- _Objective_
Everything from the line containing "Convert this chart to Observable Plot code." through the line containing "gegenüber Vorjahresmonat in" must be quoted exactly; everything else is left out.

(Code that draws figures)

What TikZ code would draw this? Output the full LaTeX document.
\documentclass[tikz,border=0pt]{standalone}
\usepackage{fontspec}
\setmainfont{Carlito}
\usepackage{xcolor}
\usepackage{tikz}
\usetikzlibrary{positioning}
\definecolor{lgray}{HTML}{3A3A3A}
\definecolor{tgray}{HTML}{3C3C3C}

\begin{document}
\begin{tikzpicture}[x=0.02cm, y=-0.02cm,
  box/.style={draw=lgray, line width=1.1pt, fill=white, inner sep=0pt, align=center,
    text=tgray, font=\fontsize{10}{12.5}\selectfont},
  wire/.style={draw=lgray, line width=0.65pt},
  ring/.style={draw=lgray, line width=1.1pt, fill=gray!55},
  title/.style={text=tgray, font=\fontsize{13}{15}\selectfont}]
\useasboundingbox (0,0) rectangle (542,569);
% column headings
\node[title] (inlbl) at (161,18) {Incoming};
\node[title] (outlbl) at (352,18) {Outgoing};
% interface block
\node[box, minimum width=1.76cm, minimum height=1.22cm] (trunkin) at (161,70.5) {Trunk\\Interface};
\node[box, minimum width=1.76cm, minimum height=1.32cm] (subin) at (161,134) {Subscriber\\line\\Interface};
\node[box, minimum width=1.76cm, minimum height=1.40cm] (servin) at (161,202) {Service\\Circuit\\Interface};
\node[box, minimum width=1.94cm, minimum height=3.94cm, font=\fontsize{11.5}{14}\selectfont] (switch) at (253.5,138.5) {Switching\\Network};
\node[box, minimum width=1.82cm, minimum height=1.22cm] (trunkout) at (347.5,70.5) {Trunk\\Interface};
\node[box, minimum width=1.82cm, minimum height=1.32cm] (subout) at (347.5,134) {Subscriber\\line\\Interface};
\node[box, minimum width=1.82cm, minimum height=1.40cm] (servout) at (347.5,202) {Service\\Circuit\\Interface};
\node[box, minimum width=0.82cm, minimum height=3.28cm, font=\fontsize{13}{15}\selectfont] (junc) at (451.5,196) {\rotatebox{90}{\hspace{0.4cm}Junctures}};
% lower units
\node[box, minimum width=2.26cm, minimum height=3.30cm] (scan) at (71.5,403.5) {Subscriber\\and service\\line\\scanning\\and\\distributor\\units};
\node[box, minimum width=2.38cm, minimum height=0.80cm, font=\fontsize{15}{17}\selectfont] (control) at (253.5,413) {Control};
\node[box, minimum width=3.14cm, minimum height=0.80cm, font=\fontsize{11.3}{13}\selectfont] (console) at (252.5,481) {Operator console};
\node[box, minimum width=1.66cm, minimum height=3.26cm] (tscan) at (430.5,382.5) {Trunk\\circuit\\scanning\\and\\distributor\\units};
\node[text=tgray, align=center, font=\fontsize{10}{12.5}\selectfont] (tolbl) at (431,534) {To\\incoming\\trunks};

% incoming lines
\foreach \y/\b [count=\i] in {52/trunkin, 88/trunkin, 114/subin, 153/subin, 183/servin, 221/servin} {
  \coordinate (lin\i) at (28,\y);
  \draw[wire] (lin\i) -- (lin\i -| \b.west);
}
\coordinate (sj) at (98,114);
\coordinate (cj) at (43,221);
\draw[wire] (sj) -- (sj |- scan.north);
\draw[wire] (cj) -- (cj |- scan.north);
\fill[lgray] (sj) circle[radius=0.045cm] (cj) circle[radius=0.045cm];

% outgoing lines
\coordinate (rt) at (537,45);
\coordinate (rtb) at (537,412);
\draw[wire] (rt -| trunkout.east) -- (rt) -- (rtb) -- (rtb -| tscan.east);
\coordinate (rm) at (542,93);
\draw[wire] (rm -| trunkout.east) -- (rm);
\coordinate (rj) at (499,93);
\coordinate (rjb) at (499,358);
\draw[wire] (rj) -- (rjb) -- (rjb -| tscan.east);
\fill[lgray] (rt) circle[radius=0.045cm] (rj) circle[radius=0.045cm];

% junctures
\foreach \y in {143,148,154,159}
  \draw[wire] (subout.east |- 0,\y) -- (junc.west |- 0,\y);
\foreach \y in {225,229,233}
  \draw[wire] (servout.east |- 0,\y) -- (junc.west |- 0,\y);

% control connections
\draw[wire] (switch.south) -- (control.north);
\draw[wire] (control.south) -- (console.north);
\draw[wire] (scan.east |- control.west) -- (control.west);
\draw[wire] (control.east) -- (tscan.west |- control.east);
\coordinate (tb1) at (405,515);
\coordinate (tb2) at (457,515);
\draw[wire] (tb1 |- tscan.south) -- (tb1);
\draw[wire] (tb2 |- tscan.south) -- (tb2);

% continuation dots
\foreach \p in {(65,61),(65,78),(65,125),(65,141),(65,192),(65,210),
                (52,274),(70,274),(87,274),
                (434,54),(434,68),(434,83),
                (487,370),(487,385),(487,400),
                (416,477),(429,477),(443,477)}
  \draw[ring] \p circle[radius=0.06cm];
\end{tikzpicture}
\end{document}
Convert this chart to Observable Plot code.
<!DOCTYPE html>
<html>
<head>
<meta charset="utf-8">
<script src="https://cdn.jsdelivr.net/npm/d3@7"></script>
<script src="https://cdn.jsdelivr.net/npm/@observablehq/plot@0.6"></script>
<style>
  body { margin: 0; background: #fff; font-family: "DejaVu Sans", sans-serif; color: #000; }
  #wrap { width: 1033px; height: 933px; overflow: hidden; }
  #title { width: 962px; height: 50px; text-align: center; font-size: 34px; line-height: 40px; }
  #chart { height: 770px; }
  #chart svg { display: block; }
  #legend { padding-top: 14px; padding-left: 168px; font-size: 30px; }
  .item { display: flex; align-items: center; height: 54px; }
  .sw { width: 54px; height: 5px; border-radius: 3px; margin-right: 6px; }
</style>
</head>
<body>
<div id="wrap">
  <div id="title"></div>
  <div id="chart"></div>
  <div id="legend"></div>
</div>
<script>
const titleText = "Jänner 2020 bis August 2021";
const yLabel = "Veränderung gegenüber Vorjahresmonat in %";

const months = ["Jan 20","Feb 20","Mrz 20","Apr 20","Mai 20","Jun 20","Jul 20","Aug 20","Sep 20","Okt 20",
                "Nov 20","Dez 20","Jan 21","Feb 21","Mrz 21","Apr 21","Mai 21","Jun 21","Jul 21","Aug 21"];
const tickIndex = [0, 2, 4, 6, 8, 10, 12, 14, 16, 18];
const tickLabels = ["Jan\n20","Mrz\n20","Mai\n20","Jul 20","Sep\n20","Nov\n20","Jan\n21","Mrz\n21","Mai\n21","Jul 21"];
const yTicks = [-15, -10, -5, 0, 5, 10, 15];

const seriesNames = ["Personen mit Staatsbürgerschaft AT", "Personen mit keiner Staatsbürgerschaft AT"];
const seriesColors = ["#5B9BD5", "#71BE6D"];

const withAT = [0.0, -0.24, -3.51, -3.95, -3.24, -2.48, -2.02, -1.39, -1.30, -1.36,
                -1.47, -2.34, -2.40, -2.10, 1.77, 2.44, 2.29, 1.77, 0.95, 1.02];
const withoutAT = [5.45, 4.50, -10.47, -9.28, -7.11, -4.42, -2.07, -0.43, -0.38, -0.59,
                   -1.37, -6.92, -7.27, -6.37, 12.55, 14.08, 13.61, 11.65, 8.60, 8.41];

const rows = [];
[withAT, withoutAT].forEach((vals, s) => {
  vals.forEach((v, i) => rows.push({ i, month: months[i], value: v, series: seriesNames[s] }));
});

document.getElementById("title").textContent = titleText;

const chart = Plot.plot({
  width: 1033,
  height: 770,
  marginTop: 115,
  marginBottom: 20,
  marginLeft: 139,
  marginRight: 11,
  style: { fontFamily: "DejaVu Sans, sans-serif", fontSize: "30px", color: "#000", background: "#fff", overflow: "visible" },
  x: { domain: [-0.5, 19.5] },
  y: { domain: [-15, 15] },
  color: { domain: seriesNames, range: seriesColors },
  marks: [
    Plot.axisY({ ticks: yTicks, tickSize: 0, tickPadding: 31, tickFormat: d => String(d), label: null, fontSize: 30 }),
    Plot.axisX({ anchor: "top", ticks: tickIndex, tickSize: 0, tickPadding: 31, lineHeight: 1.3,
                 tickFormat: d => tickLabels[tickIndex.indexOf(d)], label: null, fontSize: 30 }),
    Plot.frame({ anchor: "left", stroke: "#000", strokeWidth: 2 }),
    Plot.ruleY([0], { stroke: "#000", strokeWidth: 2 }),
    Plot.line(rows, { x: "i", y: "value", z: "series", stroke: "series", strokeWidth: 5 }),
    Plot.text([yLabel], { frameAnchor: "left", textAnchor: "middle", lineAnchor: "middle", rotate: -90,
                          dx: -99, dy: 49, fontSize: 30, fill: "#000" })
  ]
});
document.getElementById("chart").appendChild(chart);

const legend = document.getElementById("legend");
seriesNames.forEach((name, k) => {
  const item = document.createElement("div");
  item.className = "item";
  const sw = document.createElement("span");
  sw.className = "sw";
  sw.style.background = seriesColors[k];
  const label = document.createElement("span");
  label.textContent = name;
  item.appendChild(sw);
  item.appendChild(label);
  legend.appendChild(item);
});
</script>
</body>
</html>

- _Correct response_
Convert this chart to Observable Plot code.
<!DOCTYPE html>
<html>
<head>
<meta charset="utf-8">
<script src="https://cdn.jsdelivr.net/npm/d3@7"></script>
<script src="https://cdn.jsdelivr.net/npm/@observablehq/plot@0.6"></script>
<style>
  body { margin: 0; background: #fff; font-family: "DejaVu Sans", sans-serif; color: #000; }
  #wrap { width: 1033px; height: 933px; overflow: hidden; }
  #title { width: 962px; height: 50px; text-align: center; font-size: 34px; line-height: 40px; }
  #chart { height: 770px; }
  #chart svg { display: block; }
  #legend { padding-top: 14px; padding-left: 168px; font-size: 30px; }
  .item { display: flex; align-items: center; height: 54px; }
  .sw { width: 54px; height: 5px; border-radius: 3px; margin-right: 6px; }
</style>
</head>
<body>
<div id="wrap">
  <div id="title"></div>
  <div id="chart"></div>
  <div id="legend"></div>
</div>
<script>
const titleText = "Jänner 2020 bis August 2021";
const yLabel = "Veränderung gegenüber Vorjahresmonat in %";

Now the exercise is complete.